Take two classes in $H^1(\mathrm{Gal}(\overline{\mathbb{Q}}/\mathbb{Q}), P)$ which are distinct, but become equal in $H^1(\mathrm{Gal}(\overline{\mathbb{Q}_v}/\mathbb{Q}_v), P)$ for every $v$. The corresponding twists of $C$ should give you the examples you want. 
How have I made things easier? Because I made the action of $\mathrm{Gal}(\overline{\mathbb{Q}}/\mathbb{Q})$ on $P$  trivial, I can describe the group cohmology explicitly as
$$H^1(\mathrm{Gal}(\overline{\mathbb{Q}}/\mathbb{Q}), P) \cong \mathrm{Hom}(\mathrm{Gal}(\overline{\mathbb{Q}}/\mathbb{Q}), P)/P.$$
Here $P$ acts by conjugation on the target. 
Since $P$ is finite, any of these Hom's factor through $\mathrm{Gal}(K/\mathbb{Q})$ for some finite extension $K/\mathbb{Q}$.
So we are now reduced to the following: We must find finite groups $G$ and $P$, an extension $K/\mathbb{Q}$ with Galois group $G$, an abelian variety with automorphism group $P$ and two maps $\alpha$, $\beta: G \to P$ such that


*

*$\alpha$ and $\beta$ are not conjugated to each other by any element of $P$ but

*when we restrict to any decomposition subgroup group, $\alpha$ and $\beta$ become conjugate.

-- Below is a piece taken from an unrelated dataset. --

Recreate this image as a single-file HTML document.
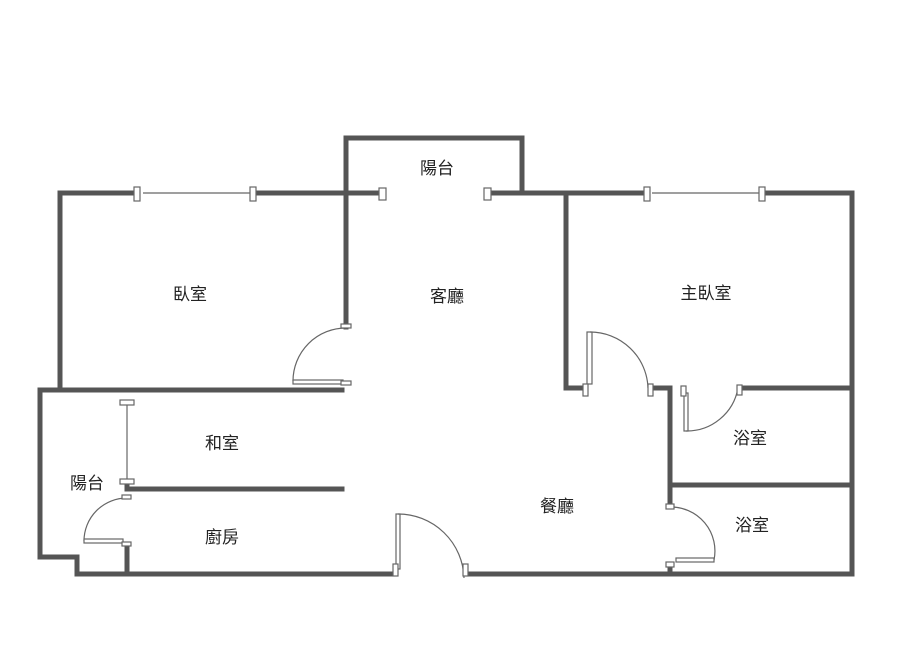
<!DOCTYPE html>
<html><head><meta charset="utf-8"><style>
html,body{margin:0;padding:0;background:#fff}
svg{display:block}
text{font-family:"Liberation Sans","Noto Sans CJK TC",sans-serif;font-size:17px;fill:#222;text-anchor:middle}
</style></head><body>
<svg width="900" height="648" viewBox="0 0 900 648" xmlns="http://www.w3.org/2000/svg">
<g stroke="#555" stroke-width="5" fill="none" stroke-linecap="square">
<path d="M346 327 V138 H522 V193"/>
<path d="M60 390 V193 H135"/>
<path d="M255 193 H378"/>
<path d="M493 193 H646"/>
<path d="M764 193 H852 V574 H470"/>
<path d="M40 390 H342"/>
<path d="M40 390 V557 H77 V574 H392"/>
<path d="M127 484 V489 H342"/>
<path d="M127 545 V574"/>
<path d="M566 193 V388 H583"/>
<path d="M652 388 H670 V502"/>
<path d="M742 388 H852"/>
<path d="M670 485 H852"/>
<path d="M670 566 V574"/>
</g>
<g stroke="#666" stroke-width="1.2" fill="#fff">
<line x1="143" y1="193" x2="255" y2="193"/>
<line x1="652" y1="193" x2="762" y2="193"/>
<rect x="134" y="187" width="6" height="14"/>
<rect x="250" y="187" width="6" height="14"/>
<rect x="644" y="187" width="6" height="14"/>
<rect x="759" y="187" width="6" height="14"/>
<rect x="379" y="188" width="7" height="12"/>
<rect x="484" y="188" width="7" height="12"/>
<line x1="127" y1="403" x2="127" y2="480"/>
<rect x="120" y="400" width="14" height="5"/>
<rect x="120" y="479" width="14" height="5"/>
<path d="M293 381 A53 53 0 0 1 346 328" fill="none"/>
<rect x="293" y="380" width="50" height="4"/>
<rect x="341" y="381" width="10" height="4"/>
<rect x="341" y="324" width="10" height="4"/>
<path d="M84 541 A43 43 0 0 1 127 498" fill="none"/>
<rect x="84" y="539" width="39" height="4"/>
<rect x="122" y="542" width="9" height="4"/>
<rect x="122" y="495" width="9" height="4"/>
<rect x="396" y="514" width="4" height="55"/>
<path d="M398 514 A66 66 0 0 1 464 578" fill="none"/>
<rect x="393" y="564" width="5" height="12"/>
<rect x="463" y="564" width="5" height="12"/>
<rect x="587" y="332" width="5" height="52"/>
<path d="M590 332 A58 58 0 0 1 648 388" fill="none"/>
<rect x="583" y="384" width="5" height="12"/>
<rect x="648" y="384" width="5" height="12"/>
<rect x="684" y="393" width="4" height="38"/>
<path d="M686 431 A52 52 0 0 0 738 388" fill="none"/>
<rect x="681" y="386" width="5" height="10"/>
<rect x="737" y="385" width="5" height="10"/>
<path d="M670 507 A44 44 0 0 1 714 560" fill="none"/>
<rect x="676" y="558" width="38" height="4"/>
<rect x="666" y="504" width="8" height="5"/>
<rect x="666" y="562" width="8" height="5"/>
</g>
<text x="437" y="174">陽台</text>
<text x="190" y="300">臥室</text>
<text x="447" y="302">客廳</text>
<text x="706" y="299">主臥室</text>
<text x="222" y="449">和室</text>
<text x="87" y="489">陽台</text>
<text x="750" y="444">浴室</text>
<text x="557" y="512">餐廳</text>
<text x="222" y="543">廚房</text>
<text x="752" y="531">浴室</text>
</svg>
</body></html>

Take $G=(\mathbb{Z}/2)^2$ and $P=S_6 \times (\mathbb{Z}/2)$. We will not use the $(\mathbb{Z}/2)$ factor at all in the following; the reason it is there is that the automorphism group of an abeliabn variety always contains a central involution, namely $-1$. Feel free to think of $P$ as $S_6$.
Take $K/\mathbb{Q}$ to be any biquadratic extension in which no prime is completely ramified. This condition assures that no decomposition group is the whole of $G$. Let $\alpha$ send the generators of $G$ to the elements $(12)(56)$ and $(34)(56)$ of $S_6$. Let $\beta$ send the generators of $G$ to $(12)(34)$ and $(13)(24)$. Then $\alpha$ and $\beta$ are not conjugate in $S_6$, but they become conjugate when restricted to any of the three cyclic subgroups.
The one missing step is to construct an abelian variety with automorphism group $S_6 \times (\mathbb{Z}/2)$, and all automorphisms defined over $\mathbb{Q}$. Dror Spieser, in the comments, points out that we can just take the restriction of scalars of an elliptic curve (without CM) defined over an $S_6$ extension of $\mathbb{Q}$.  I still don't have a good construction of this but, thanks to Bjorn's answer, I don't need one.
A: If $A,B$ are as stated, then $B$ must be a twist of $A$ which is everywhere locally trivial, so $B$ gives a class in $H^1(k,G)$ (where $G$ is the automorphism group of $A$), which is everywhere locally trivial. So, pick a group $G$ that you know has everywhere locally trivial but globally non-trivial class in $H^1(k,G)$ and make it act on an abelian variety. For instance you can make the group act on a curve and therefore on its jacobian. 
As for your actual question, if there is a "standard" such example, I guess the answer is no.